NLFL Calls for Automatic Certification
The NLFL is asking Labour Minister Byrne to quickly intervene in this situation and immediately put measures in place to ensure this can never happen again, and adds that workers in this province must be guaranteed that their legal rights remain intact, and any cards or vote results are kept confidential. Shortall suggests that in this case, the LRB should grant an automatic certification to the workers, as there is no way a vote can be trusted after this atrocity.
The NLFL has been asking for a review of all existing labour laws, including the LRA for some time now.
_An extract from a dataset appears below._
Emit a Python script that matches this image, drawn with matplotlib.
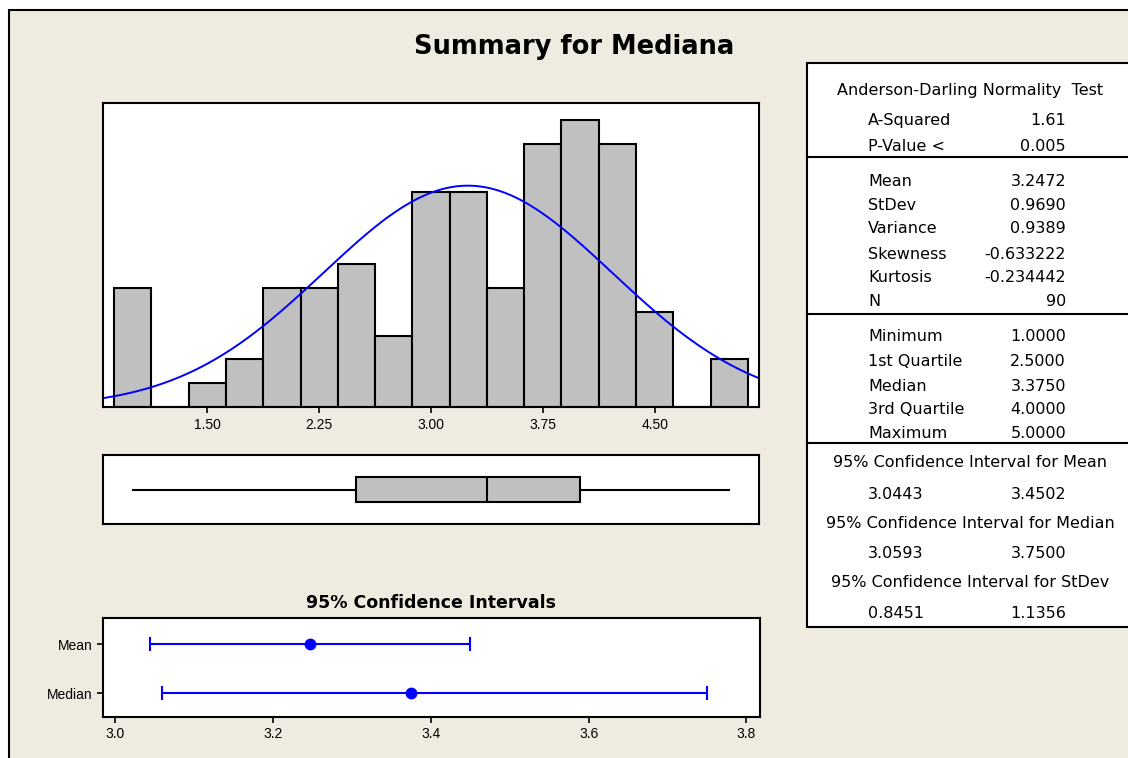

Card check, the ability for automatic certification without an additional secret ballot vote, was repealed in 2014. As Shortall stated, “In light of this most recent news, and similar unacceptable practices that have been reported to the Federation, as well as former issues surrounding prolonged labour disputes with no enforcement mechanisms for employers who violate the Act, the only way to restore workers’ faith and restore integrity in the process is by completely overhauling the legislation.”